ICE has a $2 million contract for Paragon’s Graphite spyware. It’s Israeli-made, can compromise phones with zero-click exploits, and pulls data from encrypted apps like WhatsApp and iMessage without the target doing anything. Three House Democrats now want to know exactly who ICE is pointing it at.

The contract was paused under Biden, then reactivated by the Trump administration in 2025. Acting ICE Director Todd Lyons defended “cutting-edge technological tools” for fighting fentanyl trafficking. He did not name Paragon by name. He certified compliance with Biden’s 2023 spyware executive order. He did not answer whether American citizens have been targeted.

Here’s where it gets interesting. A US private equity firm acquired Paragon in 2024 for up to $900 million. That makes Paragon the first major commercial spyware vendor under American ownership. When Pegasus was the controversy, the US could point fingers at an Israeli company.
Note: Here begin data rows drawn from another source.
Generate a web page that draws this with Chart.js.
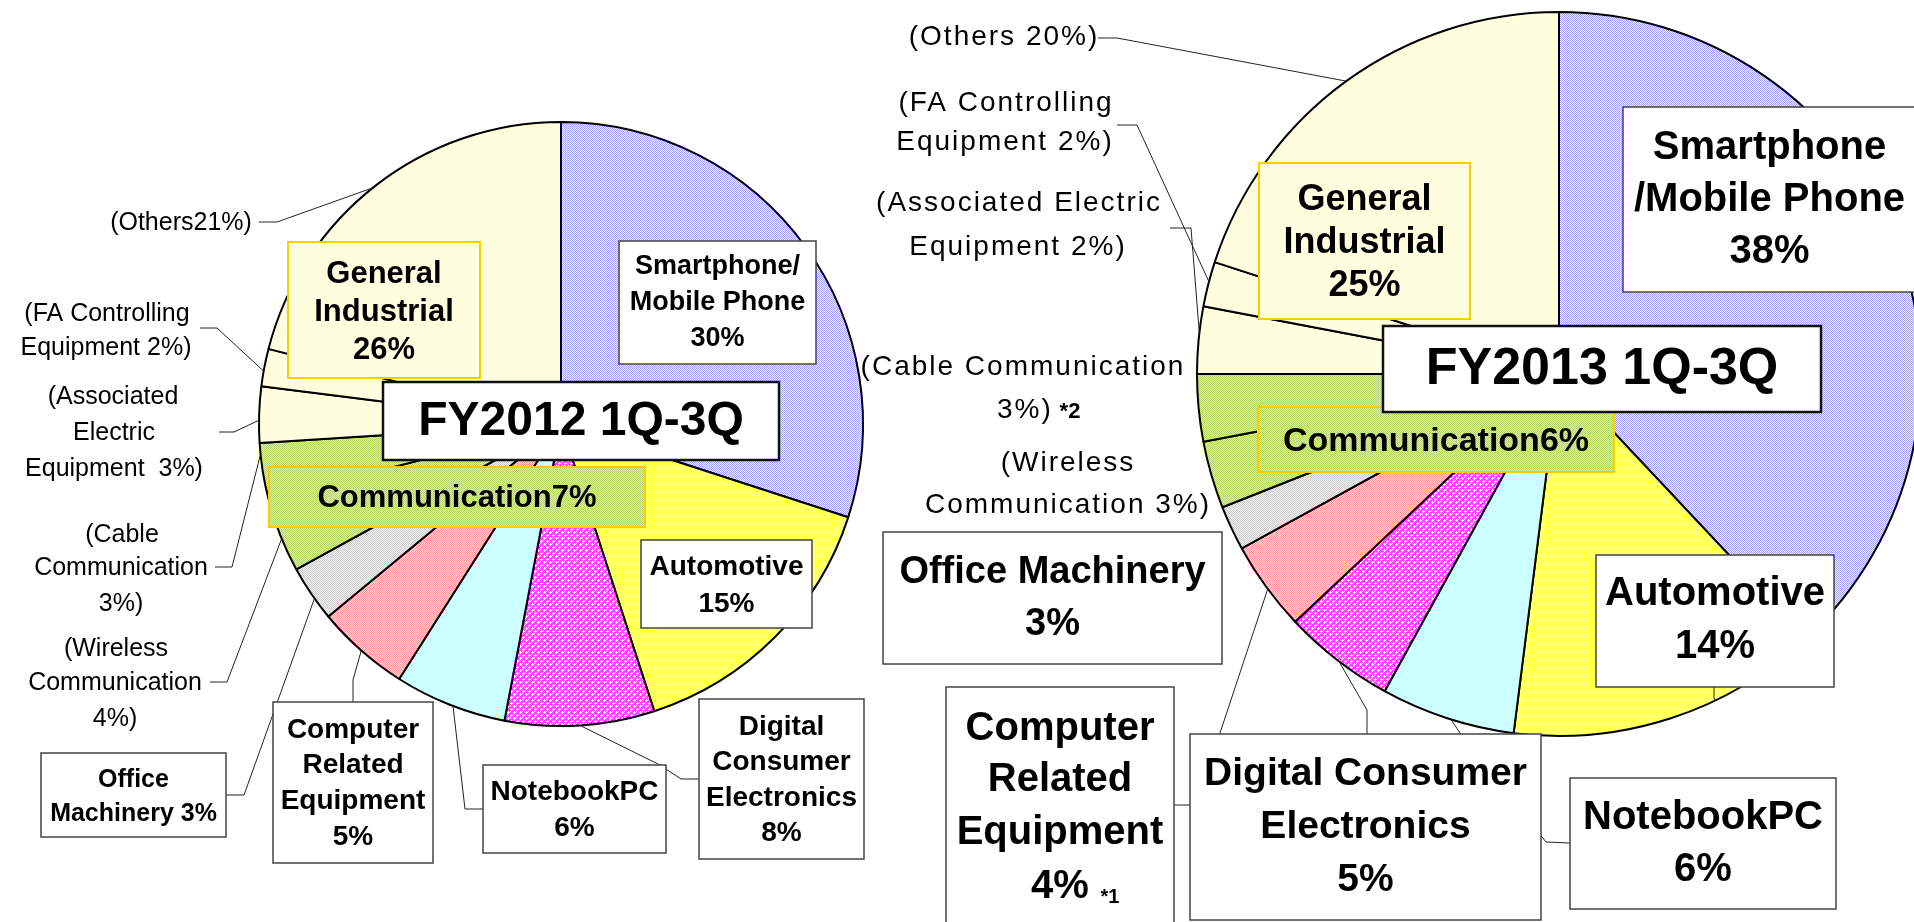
<!DOCTYPE html>
<html lang="en">
<head>
<meta charset="UTF-8">
<title>Sales by application FY2012 / FY2013 1Q-3Q</title>
<script src="https://cdn.jsdelivr.net/npm/chart.js"></script>
<style>
  html, body { margin: 0; padding: 0; background: #fff; overflow: hidden; width: 1914px; height: 922px; }
  canvas { position: absolute; left: 0; top: 0; }
</style>
</head>
<body>
<canvas id="pie2012" width="1914" height="922"></canvas>
<canvas id="pie2013" width="1930" height="922"></canvas>
<script>
// slices run clockwise from 12 o'clock
const segments2012 = ['Smartphone/Mobile Phone', 'Automotive', 'Digital Consumer Electronics', 'NotebookPC',
  'Computer Related Equipment', 'Office Machinery', 'Wireless Communication', 'Cable Communication',
  'Associated Electric Equipment', 'FA Controlling Equipment', 'Others'];
const share2012 = [30, 15, 8, 6, 5, 3, 4, 3, 3, 2, 21];

const segments2013 = ['Smartphone/Mobile Phone', 'Automotive', 'NotebookPC', 'Digital Consumer Electronics',
  'Computer Related Equipment', 'Office Machinery', 'Wireless Communication', 'Cable Communication',
  'Associated Electric Equipment', 'FA Controlling Equipment', 'Others'];
const share2013 = [38, 14, 6, 5, 4, 2, 3, 3, 3, 2, 20];

const FONT = "'Liberation Sans', Arial, sans-serif";

// small dithered fills like the original clip-art patterns
function tile(ctx, w, h, base, dotColor, dots) {
  const c = document.createElement('canvas');
  c.width = w; c.height = h;
  const g = c.getContext('2d');
  g.fillStyle = base;
  g.fillRect(0, 0, w, h);
  g.fillStyle = dotColor;
  dots.forEach(([x, y]) => g.fillRect(x, y, 1, 1));
  return ctx.createPattern(c, 'repeat');
}

function fills(ctx) {
  const chk = [[1, 0], [0, 1]];
  return {
    'Smartphone/Mobile Phone': tile(ctx, 2, 2, '#a8a8ff', '#e6e6ff', chk),
    'Automotive': tile(ctx, 2, 2, '#ffff55', '#ffffaa', chk),
    'Digital Consumer Electronics': tile(ctx, 6, 6, '#ff44ff', '#ffffff',
      [[1, 0], [0, 1], [1, 1], [2, 1], [1, 2], [4, 3], [3, 4], [4, 4], [5, 4], [4, 5], [0, 3], [3, 0]]),
    'NotebookPC': tile(ctx, 8, 8, '#ccffff', '#ffffff', [[1, 1], [5, 5]]),
    'Computer Related Equipment': tile(ctx, 2, 2, '#ff9c9c', '#ffd0d0', chk),
    'Office Machinery': tile(ctx, 2, 2, '#cfcfcf', '#eeeeee', chk),
    'Wireless Communication': tile(ctx, 2, 2, '#b5d66a', '#dcedaa', chk),
    'Cable Communication': tile(ctx, 2, 2, '#b5d66a', '#dcedaa', chk),
    'Associated Electric Equipment': '#ffffe0',
    'FA Controlling Equipment': '#ffffe0',
    'Others': '#ffffe0'
  };
}

function notesPlugin(cfg) {
  return {
    id: 'notes',
    afterDraw(chart) {
      const ctx = chart.ctx;
      const arcs = chart.getDatasetMeta(0).data;
      ctx.save();

      // leader lines, ending on the edge of their slice
      ctx.strokeStyle = '#222';
      ctx.lineWidth = 1;
      cfg.leaders.forEach(l => {
        const arc = arcs[l.slice];
        const a = arc.startAngle + l.at * (arc.endAngle - arc.startAngle);
        const r = arc.outerRadius;
        ctx.beginPath();
        ctx.moveTo(l.path[0][0], l.path[0][1]);
        l.path.slice(1).forEach(p => ctx.lineTo(p[0], p[1]));
        ctx.lineTo(arc.x + r * Math.cos(a), arc.y + r * Math.sin(a));
        ctx.stroke();
      });

      // boxed labels
      ctx.textAlign = 'center';
      ctx.textBaseline = 'middle';
      cfg.boxes.forEach(b => {
        ctx.fillStyle = b.fill || '#fff';
        ctx.fillRect(b.x1, b.y1, b.x2 - b.x1, b.y2 - b.y1);
        ctx.strokeStyle = b.stroke || '#444';
        ctx.lineWidth = b.lw || 1.5;
        ctx.strokeRect(b.x1, b.y1, b.x2 - b.x1, b.y2 - b.y1);
        ctx.fillStyle = '#000';
        ctx.font = 'bold ' + b.size + 'px ' + FONT;
        const cx = (b.x1 + b.x2) / 2;
        b.lines.forEach((t, i) => ctx.fillText(t, cx, b.ys[i]));
      });

      // plain labels
      cfg.texts.forEach(t => {
        ctx.font = (t.bold ? 'bold ' : '') + t.size + 'px ' + FONT;
        ctx.letterSpacing = (t.spacing || 0) + 'px';
        ctx.textAlign = t.align || 'center';
        ctx.fillStyle = '#000';
        ctx.fillText(t.text, t.x, t.y);
      });
      ctx.letterSpacing = '0px';
      ctx.restore();
    }
  };
}

function makePie(id, labels, values, pad, notes) {
  const canvas = document.getElementById(id);
  const f = fills(canvas.getContext('2d'));
  return new Chart(canvas, {
    type: 'pie',
    data: {
      labels: labels,
      datasets: [{
        data: values,
        backgroundColor: labels.map(l => f[l]),
        borderColor: '#000',
        borderWidth: 2
      }]
    },
    options: {
      responsive: false,
      animation: false,
      layout: { padding: pad },
      plugins: { legend: { display: false }, tooltip: { enabled: false } }
    },
    plugins: [notesPlugin(notes)]
  });
}

const gold = '#ffcc00';
const lightYellow = '#ffffe0';
const greenFill = c => tile(c, 2, 2, '#b5d66a', '#dcedaa', [[1, 0], [0, 1]]);

const ctx12 = document.getElementById('pie2012').getContext('2d');
const ctx13 = document.getElementById('pie2013').getContext('2d');

const small12 = (text, x, y) => ({ text, x, y, size: 25 });
const small13 = (text, x, y, align) => ({ text, x, y, size: 28, spacing: 2, align });

makePie('pie2012', segments2012, share2012, { left: 258, top: 121, right: 1050, bottom: 195 }, {
  leaders: [
    { slice: 10, at: 0.49, path: [[259, 222], [277, 222]] },
    { slice: 9, at: 0.4, path: [[200, 328], [217, 328]] },
    { slice: 8, at: 0.4, path: [[219, 432], [234, 432]] },
    { slice: 7, at: 0.8, path: [[215, 567], [232, 567]] },
    { slice: 6, at: 0.45, path: [[210, 682], [227, 682]] },
    { slice: 5, at: 0.4, path: [[226, 795], [244, 795]] },
    { slice: 4, at: 0.5, path: [[353, 702], [353, 680]] },
    { slice: 3, at: 0.47, path: [[483, 809], [465, 809]] },
    { slice: 2, at: 0.5, path: [[699, 779], [681, 779], [660, 765]] }
  ],
  boxes: [
    { x1: 619, y1: 241, x2: 816, y2: 364, lines: ['Smartphone/', 'Mobile Phone', '30%'], ys: [267, 303, 339], size: 27 },
    { x1: 288, y1: 242, x2: 480, y2: 378, fill: lightYellow, stroke: gold, lw: 2, lines: ['General', 'Industrial', '26%'], ys: [274, 312, 350], size: 31 },
    { x1: 383, y1: 382, x2: 779, y2: 460, stroke: '#111', lw: 2.5, lines: ['FY2012 1Q-3Q'], ys: [422], size: 48 },
    { x1: 269, y1: 467, x2: 645, y2: 527, fill: greenFill(ctx12), stroke: gold, lw: 2, lines: ['Communication7%'], ys: [498], size: 31 },
    { x1: 641, y1: 540, x2: 812, y2: 628, lines: ['Automotive', '15%'], ys: [567, 604], size: 28 },
    { x1: 699, y1: 699, x2: 864, y2: 859, lines: ['Digital', 'Consumer', 'Electronics', '8%'], ys: [727, 762, 798, 833], size: 28 },
    { x1: 483, y1: 765, x2: 666, y2: 853, lines: ['NotebookPC', '6%'], ys: [792, 828], size: 28 },
    { x1: 273, y1: 702, x2: 433, y2: 863, lines: ['Computer', 'Related', 'Equipment', '5%'], ys: [730, 765, 801, 837], size: 28 },
    { x1: 41, y1: 753, x2: 226, y2: 837, lines: ['Office', 'Machinery 3%'], ys: [780, 814], size: 25 }
  ],
  texts: [
    small12('(Others21%)', 181, 223),
    small12('(FA Controlling', 107, 314), small12('Equipment 2%)', 106, 348),
    small12('(Associated', 113, 397), small12('Electric', 114, 433), small12('Equipment  3%)', 114, 469),
    small12('(Cable', 122, 535), small12('Communication', 121, 568), small12('3%)', 121, 604),
    small12('(Wireless', 116, 649), small12('Communication', 115, 683), small12('4%)', 115, 719)
  ]
});

makePie('pie2013', segments2013, share2013, { left: 1196, top: 11, right: 8, bottom: 185 }, {
  leaders: [
    { slice: 10, at: 0.5, path: [[1098, 38], [1117, 38]] },
    { slice: 9, at: 0.55, path: [[1117, 125], [1137, 125]] },
    { slice: 8, at: 0.6, path: [[1170, 228], [1191, 228]] },
    { slice: 4, at: 0.47, path: [[1174, 805], [1190, 805], [1220, 733]] },
    { slice: 3, at: 0.48, path: [[1367, 734], [1367, 710]] },
    { slice: 2, at: 0.47, path: [[1570, 843], [1546, 842], [1460, 733]] },
    { slice: 1, at: 0.35, path: [[1714, 687], [1714, 698]] }
  ],
  boxes: [
    { x1: 1623, y1: 107, x2: 1916, y2: 292, lines: ['Smartphone', '/Mobile Phone', '38%'], ys: [148, 200, 252], size: 40 },
    { x1: 1259, y1: 163, x2: 1470, y2: 319, fill: lightYellow, stroke: gold, lw: 2, lines: ['General', 'Industrial', '25%'], ys: [200, 243, 286], size: 36 },
    { x1: 1258, y1: 407, x2: 1614, y2: 472, fill: greenFill(ctx13), stroke: gold, lw: 2, lines: ['Communication6%'], ys: [442], size: 34 },
    { x1: 1383, y1: 326, x2: 1821, y2: 412, stroke: '#111', lw: 2.5, lines: ['FY2013 1Q-3Q'], ys: [370], size: 52 },
    { x1: 1596, y1: 555, x2: 1834, y2: 687, lines: ['Automotive', '14%'], ys: [594, 647], size: 40 },
    { x1: 883, y1: 532, x2: 1222, y2: 664, lines: ['Office Machinery', '3%'], ys: [573, 625], size: 38 },
    { x1: 946, y1: 687, x2: 1174, y2: 930, lines: ['Computer', 'Related', 'Equipment', '4%'], ys: [729, 780, 833, 887], size: 40 },
    { x1: 1190, y1: 734, x2: 1541, y2: 920, lines: ['Digital Consumer', 'Electronics', '5%'], ys: [774, 827, 880], size: 39 },
    { x1: 1570, y1: 778, x2: 1836, y2: 909, lines: ['NotebookPC', '6%'], ys: [818, 870], size: 40 }
  ],
  texts: [
    small13('(Others 20%)', 1004, 37),
    small13('(FA Controlling', 1006, 103), small13('Equipment 2%)', 1005, 142),
    small13('(Associated Electric', 1019, 203), small13('Equipment 2%)', 1018, 247),
    small13('(Cable Communication', 1023, 367), small13('3%)', 997, 410, 'left'),
    { text: '*2', x: 1070, y: 412, size: 22, bold: true },
    small13('(Wireless', 1068, 463), small13('Communication 3%)', 1068, 505),
    { text: '*1', x: 1110, y: 897, size: 20, bold: true }
  ]
});
</script>
</body>
</html>
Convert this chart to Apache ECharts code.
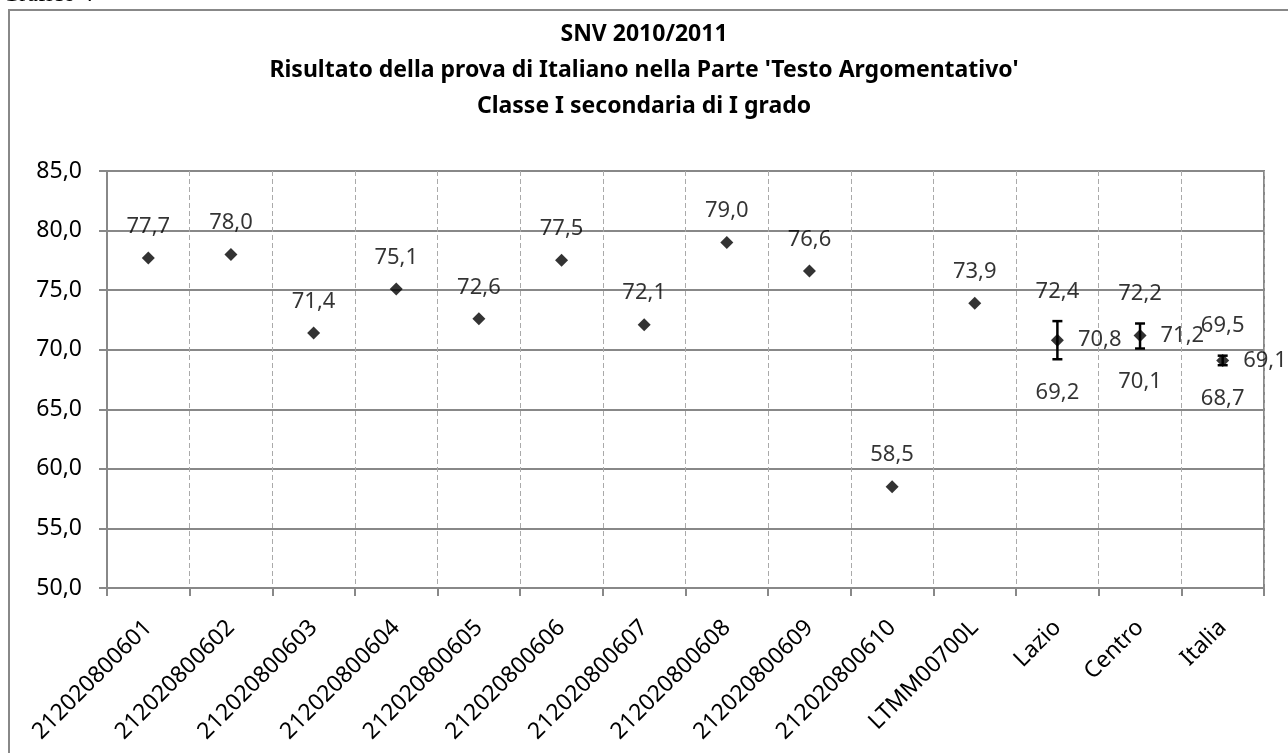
<!DOCTYPE html>
<html>
<head>
<meta charset="utf-8">
<script src="https://cdn.jsdelivr.net/npm/echarts@6/dist/echarts.min.js"></script>
<style>
  html, body { margin: 0; padding: 0; background: #fff; }
  #chart { width: 1288px; height: 753px; }
</style>
</head>
<body>
<div id="chart"></div>
<script>
// categorie e valori
var categorie = ['212020800601', '212020800602', '212020800603', '212020800604', '212020800605',
  '212020800606', '212020800607', '212020800608', '212020800609', '212020800610',
  'LTMM00700L', 'Lazio', 'Centro', 'Italia'];
var medie = [77.7, 78.0, 71.4, 75.1, 72.6, 77.5, 72.1, 79.0, 76.6, 58.5, 73.9, 70.8, 71.2, 69.1];
// intervalli (solo Lazio, Centro, Italia)
var confronto = ['Lazio', 'Centro', 'Italia'];
var limSup = [72.4, 72.2, 69.5];
var limInf = [69.2, 70.1, 68.7];
var yTicks = [50, 55, 60, 65, 70, 75, 80, 85];

var font = '"Noto Sans", "DejaVu Sans", sans-serif';
function virgola(v) { return v.toFixed(1).replace('.', ','); }

var chart = echarts.init(document.getElementById('chart'));

var datiMedie = medie.map(function (v, i) {
  var item = { value: [categorie[i], v] };
  if (confronto.indexOf(categorie[i]) >= 0) {
    item.label = { position: 'right', distance: 14 };
  }
  return item;
});

var option = {
  animation: false,
  textStyle: { fontFamily: font },
  title: {
    text: "SNV 2010/2011\nRisultato della prova di Italiano nella Parte 'Testo Argomentativo'\nClasse I secondaria di I grado",
    left: 'center',
    top: 11,
    textStyle: { fontFamily: font, fontSize: 23, fontWeight: 'bold', color: '#000', lineHeight: 36 }
  },
  graphic: [
    { type: 'rect', shape: { x: 9, y: 10, width: 1400, height: 900 },
      style: { fill: 'none', stroke: '#888', lineWidth: 2 }, silent: true },
    { type: 'text', left: 2, top: -17,
      style: { text: 'Grafico 4', font: '24px "Liberation Serif", serif', fill: '#000' } }
  ],
  grid: { left: 107, right: 24, top: 171, bottom: 165, show: true, borderColor: '#888', borderWidth: 2 },
  xAxis: {
    type: 'category',
    data: categorie,
    boundaryGap: true,
    axisLine: { lineStyle: { color: '#888', width: 2 } },
    axisTick: { show: true, length: 8, lineStyle: { color: '#888', width: 2 } },
    axisLabel: { rotate: 45, margin: 36, fontSize: 23, color: '#000', interval: 0, fontFamily: font },
    splitLine: { show: true, interval: 0, lineStyle: { color: '#aaa', type: [5, 3], width: 1 } }
  },
  yAxis: {
    type: 'value',
    min: yTicks[0],
    max: yTicks[yTicks.length - 1],
    interval: 5,
    axisLine: { show: true, lineStyle: { color: '#888', width: 2 } },
    axisTick: { show: true, length: 8, lineStyle: { color: '#888', width: 2 } },
    axisLabel: { margin: 25, fontSize: 23, color: '#000', fontFamily: font, formatter: virgola },
    splitLine: { show: true, lineStyle: { color: '#888', width: 2 } }
  },
  series: [
    {
      name: 'intervallo',
      type: 'custom',
      z: 3,
      data: confronto.map(function (c, i) { return [c, limInf[i], limSup[i]]; }),
      renderItem: function (params, api) {
        var basso = api.coord([api.value(0), api.value(1)]);
        var alto = api.coord([api.value(0), api.value(2)]);
        var x = basso[0], m = 5;
        var st = { stroke: '#000', lineWidth: 2.5 };
        return {
          type: 'group',
          children: [
            { type: 'line', shape: { x1: x, y1: alto[1], x2: x, y2: basso[1] }, style: st },
            { type: 'line', shape: { x1: x - m, y1: alto[1], x2: x + m, y2: alto[1] }, style: st },
            { type: 'line', shape: { x1: x - m, y1: basso[1], x2: x + m, y2: basso[1] }, style: st }
          ]
        };
      }
    },
    {
      name: 'media',
      type: 'scatter',
      z: 4,
      symbol: 'diamond',
      symbolSize: 13,
      itemStyle: { color: '#000' },
      label: { show: true, position: 'top', distance: 14, fontSize: 22, color: '#000', fontFamily: font,
        formatter: function (p) { return virgola(p.value[1]); } },
      data: datiMedie
    },
    {
      name: 'sup',
      type: 'scatter',
      symbolSize: 1,
      itemStyle: { color: 'rgba(0,0,0,0)' },
      label: { show: true, position: 'top', distance: 18, fontSize: 22, color: '#000', fontFamily: font,
        formatter: function (p) { return virgola(p.value[1]); } },
      data: confronto.map(function (c, i) { return [c, limSup[i]]; })
    },
    {
      name: 'inf',
      type: 'scatter',
      symbolSize: 1,
      itemStyle: { color: 'rgba(0,0,0,0)' },
      label: { show: true, position: 'bottom', distance: 22, fontSize: 22, color: '#000', fontFamily: font,
        formatter: function (p) { return virgola(p.value[1]); } },
      data: confronto.map(function (c, i) { return [c, limInf[i]]; })
    }
  ]
};

chart.setOption(option);
</script>
</body>
</html>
Now the spyware is American-owned, American-contracted, and deployed on American soil. The finger-pointing gets harder.

The oversight gap is structural. Agencies can buy these capabilities without congressional approval or judicial review. Compliance is self-certified. There’s no independent verification. An EFF researcher noted the vague safeguards language leaves the door open for ICE to use administrative subpoenas, issued internally with no judge required, to authorize spyware deployment.

The same class of tools used to surveil journalists and activists overseas is now deployed domestically. The question isn’t whether the technology works. It’s whether anyone is watching the watchers.